Sunday, November 30, 2014

California Science Center and LA County Natural History Museum

What fun!  Once we got there, that is... and it wasn't easy, for we discovered on arrival that the museums share a campus with the University of Southern California, which inconveniently scheduled a football game with Notre Dame (the other one) during our trip there.  The main street was closed, people were everywhere, parking was at a premium, and Charles said that he could never admit that he was at the adjoining museum instead of at the game.  Ha!  Methinks Science Dad forgets his very satisfying current starring role....

In any case, after being accused of harboring USC affiliations, we were allowed to park and found the museum... TWO museums, really.  We first went to the California Science Center and explored the space and physics elements partially before venturing onto the Los Angeles County Natural History Museum next door.  I could have spent a full day at each place; we regretted missing much as we ran out of time, but had a great time with what we got to see.  (Best of all, our Tech Museum memberships gave us reciprocal entrance, so we paid nothing either here or at the La Brea museum the day before).

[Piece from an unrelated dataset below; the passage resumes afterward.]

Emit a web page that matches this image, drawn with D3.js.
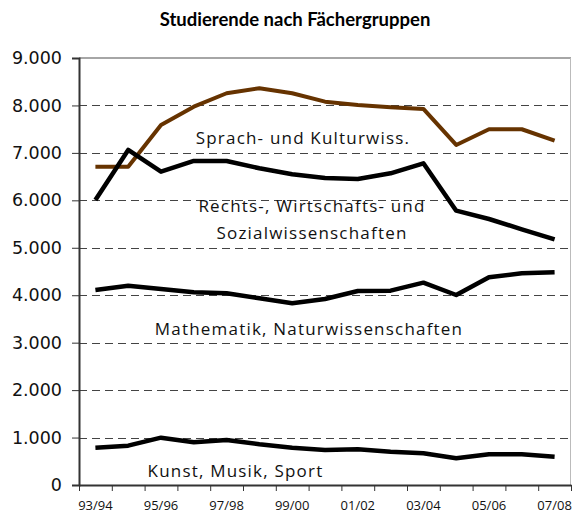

These photos were from out in front, where there was a display showing the power of a lever... with this enormous demo, the girls were able to lift the SUV on the left; yowza!




Saturday, November 29, 2014

LACMA: Los Angeles County Museum of Art

We barely glanced inside - beautiful architecture and much to draw us in, but we ran out of time.  Not before the girls became part of the art, though.  We watched as one poor worker had the unenviable job of keeping the little ones from running, pulling, or otherwise playing with this art piece, which is clearly designed for interaction, though perhaps not the extremely exuberant kind.


Friday, November 28, 2014

CA History: La Brea (Tar) Pits

When I say "history," in this case I mean pre-history.  On average, one creature lost its life to the pits every decade... but over such a long period that by the time they were discovered and excavated beginning in the 1930s, thousands of animals, including some California natives that are now extinct, were found.  We had a fascinating tour; it seems much updated since I was last here (in 1984) and we learned a lot.  It was most interesting to learn about the excavations still in progress, animal fossils still being unearthed.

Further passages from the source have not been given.